5 thoughts on “A Subtle Flaw in Some Popular R NSE Interfaces”

  1. I am playing around with a select_nse() that treats the un-evaluated arguments as names here.

    And I don’t really have a strong opinion how the following code should work.

    library("dplyr")
    
    selection <- sym("y")
    y <- "x"
    
    data.frame(x = 1, y = 2) %>% 
      select(!!selection)
    #   y
    # 1 2
    
    data.frame(x = 1) %>% 
      select(!!selection)
    #   x
    # 1 1
    
    1. I like the way select works. Conceptually I see lists or data frames as environments, so select checks if the variable is there locally, and if not, goes up the search path. I’d be frustrated if it worked otherwise.

      But I do agree it’s to be used in interactive code only, I did a quick check and I believe tidyr is in fact the only tidyverse package to import dplyr, and I’d be surprised if it used select. However dplyr is imported by many many other packages :

      https://cran.r-project.org/package=dplyr

      1. Thanks for your comment (and perspective).

        Actually tidyr does use dplyr::select() a couple of places. More importantly it uses tidyselect::vars_select() a few places, and that has the issue. For example from help(separate_rows, package = "tidy") we can get:

        library("tidyr")
        df <- data.frame(
          x = 1:3,
          y = c("a", "d,e,f", "g,h"),
          z = c("1", "2,3,4", "5,6"),
          stringsAsFactors = FALSE
        )
        
        # make sure no q in environment
        rm(list = intersect("q", ls()))
        
        # name a non-existent column, get a signalled error (good)
        separate_rows(df, y, q, convert = TRUE)
        # Error: `q` must evaluate to column positions or names, not a function
        # In addition: Warning message:
        #   'glue::collapse' is deprecated.
        # Use 'glue_collapse' instead.
        # See help("Deprecated") and help("glue-deprecated"). 
        
        q <- "z"
        # same code again, column silently re-maps (bad)
        separate_rows(df, y, q, convert = TRUE)
        #   x y z
        # 1 1 a 1
        # 2 2 d 2
        # 3 2 e 3
        # 4 2 f 4
        # 5 3 g 5
        # 6 3 h 6
        

        Notice y and q are doing completely different things while using the same syntax in a common context (that is hard on the user): y is acting as the name of a column q is acting as a reference to a value that is in turn the name of a column.

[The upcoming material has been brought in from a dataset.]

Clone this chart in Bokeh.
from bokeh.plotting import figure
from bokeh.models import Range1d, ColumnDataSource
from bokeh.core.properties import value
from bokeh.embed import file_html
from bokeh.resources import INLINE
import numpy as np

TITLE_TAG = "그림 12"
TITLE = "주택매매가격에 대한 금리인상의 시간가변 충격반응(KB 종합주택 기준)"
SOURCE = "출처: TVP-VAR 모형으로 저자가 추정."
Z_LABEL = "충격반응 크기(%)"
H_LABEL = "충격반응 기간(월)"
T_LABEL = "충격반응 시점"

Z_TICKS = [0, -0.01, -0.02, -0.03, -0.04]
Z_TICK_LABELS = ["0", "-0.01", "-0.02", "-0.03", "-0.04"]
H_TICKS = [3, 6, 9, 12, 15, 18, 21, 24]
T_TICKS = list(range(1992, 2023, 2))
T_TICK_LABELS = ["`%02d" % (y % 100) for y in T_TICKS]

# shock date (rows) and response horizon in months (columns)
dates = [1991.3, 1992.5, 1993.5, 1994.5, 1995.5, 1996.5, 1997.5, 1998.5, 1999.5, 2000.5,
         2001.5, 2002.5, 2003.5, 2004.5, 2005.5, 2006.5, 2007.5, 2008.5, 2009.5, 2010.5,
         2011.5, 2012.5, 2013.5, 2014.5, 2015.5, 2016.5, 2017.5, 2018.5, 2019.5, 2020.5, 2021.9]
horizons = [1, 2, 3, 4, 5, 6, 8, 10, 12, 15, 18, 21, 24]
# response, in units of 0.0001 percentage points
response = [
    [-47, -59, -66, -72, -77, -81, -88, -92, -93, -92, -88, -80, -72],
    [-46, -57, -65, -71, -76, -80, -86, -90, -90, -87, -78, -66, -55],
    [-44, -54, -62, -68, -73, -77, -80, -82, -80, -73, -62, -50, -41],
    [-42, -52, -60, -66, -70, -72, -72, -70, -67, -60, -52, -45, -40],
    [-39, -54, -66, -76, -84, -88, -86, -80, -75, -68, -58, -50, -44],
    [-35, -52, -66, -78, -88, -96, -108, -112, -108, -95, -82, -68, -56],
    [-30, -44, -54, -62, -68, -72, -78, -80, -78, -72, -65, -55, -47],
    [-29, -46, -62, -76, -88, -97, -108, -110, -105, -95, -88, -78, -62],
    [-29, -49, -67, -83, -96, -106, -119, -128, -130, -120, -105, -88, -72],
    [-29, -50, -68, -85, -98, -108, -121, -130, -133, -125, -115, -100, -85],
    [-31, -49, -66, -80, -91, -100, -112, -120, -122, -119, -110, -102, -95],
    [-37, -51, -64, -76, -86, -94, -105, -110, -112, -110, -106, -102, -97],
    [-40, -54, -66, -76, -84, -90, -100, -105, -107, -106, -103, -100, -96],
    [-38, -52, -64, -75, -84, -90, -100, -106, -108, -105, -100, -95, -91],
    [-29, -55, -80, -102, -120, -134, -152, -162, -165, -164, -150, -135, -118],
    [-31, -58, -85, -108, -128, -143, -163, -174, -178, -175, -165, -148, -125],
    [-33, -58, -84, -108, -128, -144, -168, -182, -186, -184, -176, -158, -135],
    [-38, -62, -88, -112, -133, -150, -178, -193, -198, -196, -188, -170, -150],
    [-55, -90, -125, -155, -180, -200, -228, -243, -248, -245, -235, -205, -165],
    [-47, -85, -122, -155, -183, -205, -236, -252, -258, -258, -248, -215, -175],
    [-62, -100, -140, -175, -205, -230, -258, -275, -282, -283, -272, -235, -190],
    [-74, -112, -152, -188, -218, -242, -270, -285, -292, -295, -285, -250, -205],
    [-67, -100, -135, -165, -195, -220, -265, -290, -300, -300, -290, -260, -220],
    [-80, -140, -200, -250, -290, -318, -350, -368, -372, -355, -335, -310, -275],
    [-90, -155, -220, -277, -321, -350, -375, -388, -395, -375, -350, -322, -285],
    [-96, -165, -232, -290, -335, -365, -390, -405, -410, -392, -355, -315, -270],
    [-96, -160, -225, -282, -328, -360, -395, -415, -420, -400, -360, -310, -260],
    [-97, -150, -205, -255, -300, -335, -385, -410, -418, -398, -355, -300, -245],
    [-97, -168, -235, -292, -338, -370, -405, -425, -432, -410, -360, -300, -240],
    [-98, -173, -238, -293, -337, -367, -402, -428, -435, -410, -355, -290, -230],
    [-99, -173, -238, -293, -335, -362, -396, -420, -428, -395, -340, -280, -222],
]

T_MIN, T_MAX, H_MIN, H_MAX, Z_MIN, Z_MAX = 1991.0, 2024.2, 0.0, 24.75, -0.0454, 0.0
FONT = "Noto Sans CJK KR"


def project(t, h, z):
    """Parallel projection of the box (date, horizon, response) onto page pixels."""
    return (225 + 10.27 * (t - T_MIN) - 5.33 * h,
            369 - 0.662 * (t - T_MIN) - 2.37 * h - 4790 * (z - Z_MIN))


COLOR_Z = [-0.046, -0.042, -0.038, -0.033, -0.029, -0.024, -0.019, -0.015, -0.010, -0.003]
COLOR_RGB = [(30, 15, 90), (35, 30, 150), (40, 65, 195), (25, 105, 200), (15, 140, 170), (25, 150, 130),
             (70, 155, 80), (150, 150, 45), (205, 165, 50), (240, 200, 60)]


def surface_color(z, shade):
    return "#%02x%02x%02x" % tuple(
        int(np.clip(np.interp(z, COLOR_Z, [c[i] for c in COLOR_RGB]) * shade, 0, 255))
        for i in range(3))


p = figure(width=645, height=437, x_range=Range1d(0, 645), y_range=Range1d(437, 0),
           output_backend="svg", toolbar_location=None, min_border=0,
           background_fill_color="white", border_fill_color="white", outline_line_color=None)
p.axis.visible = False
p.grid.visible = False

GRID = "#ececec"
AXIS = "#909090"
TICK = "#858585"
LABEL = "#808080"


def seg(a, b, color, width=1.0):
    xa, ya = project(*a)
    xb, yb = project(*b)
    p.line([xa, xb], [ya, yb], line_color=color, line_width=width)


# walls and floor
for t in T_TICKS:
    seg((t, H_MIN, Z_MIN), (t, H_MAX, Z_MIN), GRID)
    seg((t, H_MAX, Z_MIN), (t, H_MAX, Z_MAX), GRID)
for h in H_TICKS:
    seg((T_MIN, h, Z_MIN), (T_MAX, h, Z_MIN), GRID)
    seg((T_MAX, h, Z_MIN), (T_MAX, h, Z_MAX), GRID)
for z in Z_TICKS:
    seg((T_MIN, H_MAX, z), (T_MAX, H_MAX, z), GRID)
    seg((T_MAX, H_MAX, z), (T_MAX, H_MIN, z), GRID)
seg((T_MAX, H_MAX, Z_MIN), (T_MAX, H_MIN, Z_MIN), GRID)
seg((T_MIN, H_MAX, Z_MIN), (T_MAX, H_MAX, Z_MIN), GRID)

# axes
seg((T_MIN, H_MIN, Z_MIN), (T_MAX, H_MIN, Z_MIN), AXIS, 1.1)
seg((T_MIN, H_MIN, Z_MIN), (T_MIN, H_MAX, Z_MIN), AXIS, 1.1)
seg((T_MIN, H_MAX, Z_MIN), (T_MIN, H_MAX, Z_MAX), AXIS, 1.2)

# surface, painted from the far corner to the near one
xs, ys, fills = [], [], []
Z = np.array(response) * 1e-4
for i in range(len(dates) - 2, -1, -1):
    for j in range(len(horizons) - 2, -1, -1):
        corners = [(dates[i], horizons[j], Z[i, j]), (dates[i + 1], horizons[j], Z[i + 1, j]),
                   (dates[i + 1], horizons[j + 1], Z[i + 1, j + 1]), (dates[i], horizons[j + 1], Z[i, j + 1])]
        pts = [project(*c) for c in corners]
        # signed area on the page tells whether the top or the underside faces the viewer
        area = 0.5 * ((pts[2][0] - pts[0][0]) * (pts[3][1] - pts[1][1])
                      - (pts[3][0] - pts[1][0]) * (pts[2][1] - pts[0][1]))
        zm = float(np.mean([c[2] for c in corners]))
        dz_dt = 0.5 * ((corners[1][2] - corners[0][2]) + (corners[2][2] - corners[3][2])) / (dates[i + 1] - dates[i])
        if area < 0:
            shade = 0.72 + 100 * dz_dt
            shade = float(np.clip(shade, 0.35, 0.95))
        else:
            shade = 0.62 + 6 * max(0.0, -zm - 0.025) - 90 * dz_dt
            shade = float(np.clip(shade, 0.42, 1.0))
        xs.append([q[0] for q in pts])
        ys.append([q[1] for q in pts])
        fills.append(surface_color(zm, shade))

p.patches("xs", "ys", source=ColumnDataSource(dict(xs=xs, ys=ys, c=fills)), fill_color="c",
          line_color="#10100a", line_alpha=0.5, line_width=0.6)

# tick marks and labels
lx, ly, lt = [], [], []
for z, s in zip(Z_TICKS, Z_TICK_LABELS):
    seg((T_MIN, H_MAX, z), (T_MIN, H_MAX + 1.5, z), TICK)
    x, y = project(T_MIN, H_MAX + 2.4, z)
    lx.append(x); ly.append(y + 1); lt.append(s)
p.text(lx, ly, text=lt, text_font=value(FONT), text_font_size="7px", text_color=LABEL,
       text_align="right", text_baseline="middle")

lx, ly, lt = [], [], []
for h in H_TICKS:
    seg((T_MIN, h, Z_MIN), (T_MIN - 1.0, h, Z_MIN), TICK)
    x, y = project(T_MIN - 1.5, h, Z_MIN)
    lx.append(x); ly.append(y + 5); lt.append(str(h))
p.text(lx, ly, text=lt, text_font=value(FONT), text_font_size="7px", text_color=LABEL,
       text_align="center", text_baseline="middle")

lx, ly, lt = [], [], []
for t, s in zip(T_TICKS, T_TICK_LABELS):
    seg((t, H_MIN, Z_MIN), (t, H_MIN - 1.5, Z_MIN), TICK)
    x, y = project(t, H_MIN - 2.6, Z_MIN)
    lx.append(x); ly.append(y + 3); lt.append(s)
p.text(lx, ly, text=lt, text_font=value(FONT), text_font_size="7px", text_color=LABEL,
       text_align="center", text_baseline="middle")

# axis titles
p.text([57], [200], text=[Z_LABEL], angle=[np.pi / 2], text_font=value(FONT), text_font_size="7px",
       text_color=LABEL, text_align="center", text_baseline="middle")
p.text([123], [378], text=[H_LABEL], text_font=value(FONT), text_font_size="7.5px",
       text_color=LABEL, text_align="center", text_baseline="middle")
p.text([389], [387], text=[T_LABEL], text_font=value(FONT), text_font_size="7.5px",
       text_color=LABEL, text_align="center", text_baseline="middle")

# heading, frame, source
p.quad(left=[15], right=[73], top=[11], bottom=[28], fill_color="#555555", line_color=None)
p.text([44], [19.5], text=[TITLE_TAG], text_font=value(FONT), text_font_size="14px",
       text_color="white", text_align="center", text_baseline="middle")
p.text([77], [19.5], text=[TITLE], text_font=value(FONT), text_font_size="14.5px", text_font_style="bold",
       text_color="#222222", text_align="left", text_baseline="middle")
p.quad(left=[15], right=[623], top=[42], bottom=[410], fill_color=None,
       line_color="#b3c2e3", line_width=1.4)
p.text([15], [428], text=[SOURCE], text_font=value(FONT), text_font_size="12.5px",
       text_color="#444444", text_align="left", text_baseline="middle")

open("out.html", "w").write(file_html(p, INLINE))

        1. It’s indeed more confusing. This intermediate case makes it easier to comprehend (same output still):

          separate_rows(df, "y", q, convert = TRUE)

          So arguments can be column names, if found, or a string describing a column name. So there are two possible types of argument, they might conflict and in this case the most usual/intuitive practice wins, I don’t think it’s so hard to teach, but I’m not a teacher :).

          I think the flexibility is worth the confusion (I do a lot of interactive work), but an additional names.only argument, FALSE by default, could be useful for safer programming.

  2. Honestly there is simple dilemma here in trying to say this is both simple (easy to teach) and intended behavior. If the above is intended behavior is intended then dplyr::select() is not easy to teach (one can not say “un-evaluated symbols are treated as column names”, one has to say “un-evaluated symbols that match columns are treated as column names, non-matching ones go through a different path”). If the above is not intended behavior then it is a bug. And I did say the issue was subtle.